The Country Exposure Lending Survey, also known as the FFIEC 009 report, is designed to provide insights into lending activities by U.S. financial institutions to foreign entities. It helps assess foreign credit exposure and associated risks, such as country risk, by offering a detailed breakdown of loans based on various criteria.

Who is required to submit the Country Exposure Lending Survey?

Banking institutions engaged in international lending activities are required to submit the Country Exposure Lending Survey on a quarterly basis. This includes U.S. banks, savings associations, bank holding companies, savings and loan holding companies, and intermediate holding companies.

What information is included in the survey?

The survey provides information on loans issued by U.S. financial institutions to foreign borrowers, including loan type, maturity, geographic location, and currency. It covers lending activities to over 190 countries and is disaggregated by country and region.

How has the survey evolved over time?

The survey originated in 1977 as the FR 2036 report and was later reclassified as an FFIEC report in 1984, known as the FFIEC 009. Over the years, it has undergone revisions to enhance its effectiveness and accommodate changes in the financial landscape.

What are the reporting requirements for financial institutions?

Financial institutions subject to the survey are required to submit detailed reports outlining their lending activities to foreign borrowers. These reports are categorized into four schedules, each addressing specific aspects of international lending.

How is data confidentiality maintained?

While individual reports submitted by financial institutions are confidential, the aggregate data collected through the survey are made publicly available. This ensures transparency while maintaining the confidentiality of specific bank activities.

What are some challenges associated with the survey?

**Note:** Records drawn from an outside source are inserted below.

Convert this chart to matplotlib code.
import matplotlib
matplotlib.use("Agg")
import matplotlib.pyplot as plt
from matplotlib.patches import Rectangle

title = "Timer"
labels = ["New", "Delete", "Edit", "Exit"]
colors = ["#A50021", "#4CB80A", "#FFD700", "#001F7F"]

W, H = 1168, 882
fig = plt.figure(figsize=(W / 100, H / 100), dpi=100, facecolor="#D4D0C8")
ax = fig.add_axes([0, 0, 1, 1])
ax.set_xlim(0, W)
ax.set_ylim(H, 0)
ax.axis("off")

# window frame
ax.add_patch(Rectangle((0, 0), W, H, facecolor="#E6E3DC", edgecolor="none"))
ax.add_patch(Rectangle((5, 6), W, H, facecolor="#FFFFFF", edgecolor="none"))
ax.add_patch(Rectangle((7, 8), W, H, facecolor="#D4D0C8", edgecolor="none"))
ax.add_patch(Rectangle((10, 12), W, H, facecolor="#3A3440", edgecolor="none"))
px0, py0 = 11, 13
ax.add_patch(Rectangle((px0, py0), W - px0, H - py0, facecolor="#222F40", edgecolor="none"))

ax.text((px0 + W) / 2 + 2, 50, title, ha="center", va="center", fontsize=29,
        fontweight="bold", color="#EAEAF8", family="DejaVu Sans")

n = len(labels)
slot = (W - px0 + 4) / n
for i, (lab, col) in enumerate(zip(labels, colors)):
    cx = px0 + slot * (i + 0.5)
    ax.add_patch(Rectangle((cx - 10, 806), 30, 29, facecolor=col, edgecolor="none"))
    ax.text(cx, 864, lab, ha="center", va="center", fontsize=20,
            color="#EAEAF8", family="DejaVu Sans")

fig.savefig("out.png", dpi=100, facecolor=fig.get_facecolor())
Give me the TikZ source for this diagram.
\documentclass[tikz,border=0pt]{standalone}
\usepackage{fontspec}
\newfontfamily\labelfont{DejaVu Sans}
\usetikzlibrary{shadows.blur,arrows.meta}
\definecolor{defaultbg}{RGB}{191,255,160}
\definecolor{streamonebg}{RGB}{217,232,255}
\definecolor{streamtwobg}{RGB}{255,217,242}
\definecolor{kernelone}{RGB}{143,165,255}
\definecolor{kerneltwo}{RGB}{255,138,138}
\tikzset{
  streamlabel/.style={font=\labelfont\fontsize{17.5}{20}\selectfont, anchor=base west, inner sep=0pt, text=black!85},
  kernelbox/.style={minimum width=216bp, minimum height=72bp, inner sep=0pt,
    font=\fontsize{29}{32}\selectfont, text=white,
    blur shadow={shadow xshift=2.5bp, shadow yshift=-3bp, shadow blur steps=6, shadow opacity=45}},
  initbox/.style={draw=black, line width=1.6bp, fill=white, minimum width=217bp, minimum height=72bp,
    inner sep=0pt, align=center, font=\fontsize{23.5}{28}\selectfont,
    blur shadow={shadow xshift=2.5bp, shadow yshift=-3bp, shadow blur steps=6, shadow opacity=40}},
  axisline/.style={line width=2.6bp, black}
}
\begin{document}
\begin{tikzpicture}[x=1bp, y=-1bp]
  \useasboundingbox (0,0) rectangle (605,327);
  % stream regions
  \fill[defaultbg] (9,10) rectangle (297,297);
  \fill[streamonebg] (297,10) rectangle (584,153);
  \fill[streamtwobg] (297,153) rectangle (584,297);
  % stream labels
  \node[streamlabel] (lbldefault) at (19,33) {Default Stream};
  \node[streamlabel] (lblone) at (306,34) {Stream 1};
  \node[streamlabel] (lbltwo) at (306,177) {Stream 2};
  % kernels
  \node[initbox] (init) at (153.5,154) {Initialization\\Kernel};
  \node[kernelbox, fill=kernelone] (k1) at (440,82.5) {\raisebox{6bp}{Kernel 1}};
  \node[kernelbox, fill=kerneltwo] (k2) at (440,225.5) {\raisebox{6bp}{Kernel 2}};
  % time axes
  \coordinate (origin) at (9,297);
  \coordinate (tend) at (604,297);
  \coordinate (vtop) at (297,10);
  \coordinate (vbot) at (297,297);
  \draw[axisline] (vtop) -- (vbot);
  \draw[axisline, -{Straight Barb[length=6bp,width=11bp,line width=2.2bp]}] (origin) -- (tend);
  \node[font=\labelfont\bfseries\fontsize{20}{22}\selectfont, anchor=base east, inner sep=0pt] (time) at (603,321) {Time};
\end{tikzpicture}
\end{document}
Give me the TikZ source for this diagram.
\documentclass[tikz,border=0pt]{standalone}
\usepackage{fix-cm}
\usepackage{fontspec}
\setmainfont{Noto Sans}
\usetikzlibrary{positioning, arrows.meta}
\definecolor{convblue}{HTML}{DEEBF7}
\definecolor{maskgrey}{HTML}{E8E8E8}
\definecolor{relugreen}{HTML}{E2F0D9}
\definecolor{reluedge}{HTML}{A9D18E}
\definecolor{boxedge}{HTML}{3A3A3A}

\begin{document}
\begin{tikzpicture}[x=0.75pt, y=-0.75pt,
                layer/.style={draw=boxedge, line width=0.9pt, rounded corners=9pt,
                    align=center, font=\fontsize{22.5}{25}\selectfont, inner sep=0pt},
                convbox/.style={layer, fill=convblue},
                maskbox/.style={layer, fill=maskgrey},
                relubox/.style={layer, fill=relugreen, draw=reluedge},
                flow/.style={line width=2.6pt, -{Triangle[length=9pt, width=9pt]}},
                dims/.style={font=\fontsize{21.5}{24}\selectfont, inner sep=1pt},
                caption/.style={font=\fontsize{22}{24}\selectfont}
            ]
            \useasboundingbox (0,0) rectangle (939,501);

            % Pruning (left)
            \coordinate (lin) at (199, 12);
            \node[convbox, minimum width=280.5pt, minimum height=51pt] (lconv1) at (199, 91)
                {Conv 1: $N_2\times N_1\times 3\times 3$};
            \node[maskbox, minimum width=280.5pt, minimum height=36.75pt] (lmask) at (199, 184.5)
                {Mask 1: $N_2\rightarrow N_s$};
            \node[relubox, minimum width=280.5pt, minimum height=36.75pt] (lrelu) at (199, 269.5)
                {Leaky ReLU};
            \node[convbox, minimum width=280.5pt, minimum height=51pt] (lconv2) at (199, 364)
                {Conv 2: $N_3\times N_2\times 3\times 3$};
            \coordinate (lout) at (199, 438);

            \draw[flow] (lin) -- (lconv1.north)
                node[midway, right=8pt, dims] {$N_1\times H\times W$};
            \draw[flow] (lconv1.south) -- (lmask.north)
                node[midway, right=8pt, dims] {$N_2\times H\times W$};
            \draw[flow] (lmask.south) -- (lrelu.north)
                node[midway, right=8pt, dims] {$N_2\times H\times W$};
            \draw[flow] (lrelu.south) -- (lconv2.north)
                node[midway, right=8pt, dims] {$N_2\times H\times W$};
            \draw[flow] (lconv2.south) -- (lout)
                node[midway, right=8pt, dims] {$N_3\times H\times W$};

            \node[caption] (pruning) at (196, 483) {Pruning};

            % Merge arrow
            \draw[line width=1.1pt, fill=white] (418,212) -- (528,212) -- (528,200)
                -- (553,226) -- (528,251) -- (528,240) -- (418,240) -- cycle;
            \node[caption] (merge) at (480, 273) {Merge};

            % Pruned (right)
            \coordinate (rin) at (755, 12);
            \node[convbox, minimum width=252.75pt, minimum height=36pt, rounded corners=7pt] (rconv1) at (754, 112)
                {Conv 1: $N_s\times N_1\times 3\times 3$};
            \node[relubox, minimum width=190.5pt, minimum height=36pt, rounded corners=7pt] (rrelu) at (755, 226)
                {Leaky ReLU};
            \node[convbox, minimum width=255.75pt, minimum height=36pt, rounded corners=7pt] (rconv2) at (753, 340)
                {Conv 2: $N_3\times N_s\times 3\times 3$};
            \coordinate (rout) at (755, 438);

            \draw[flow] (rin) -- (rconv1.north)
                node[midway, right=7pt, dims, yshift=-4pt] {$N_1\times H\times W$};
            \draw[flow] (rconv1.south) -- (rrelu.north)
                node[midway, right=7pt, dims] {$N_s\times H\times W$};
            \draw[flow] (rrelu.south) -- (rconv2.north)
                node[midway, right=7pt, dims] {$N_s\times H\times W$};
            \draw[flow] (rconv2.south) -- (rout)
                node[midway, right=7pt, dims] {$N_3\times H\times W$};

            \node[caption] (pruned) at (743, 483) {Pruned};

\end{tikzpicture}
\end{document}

Challenges associated with the survey include burdensome reporting requirements for financial institutions, concerns regarding data confidentiality, and the need for expertise in financial analysis and risk management to interpret the data effectively.

Key takeaways

  • The country exposure lending survey offers valuable insights into international lending activities by U.S. financial institutions.
  • Understanding the FFIEC 009 report is essential for assessing foreign credit exposure and associated risks.
  • Data confidentiality and reporting requirements are important considerations for stakeholders involved in the survey.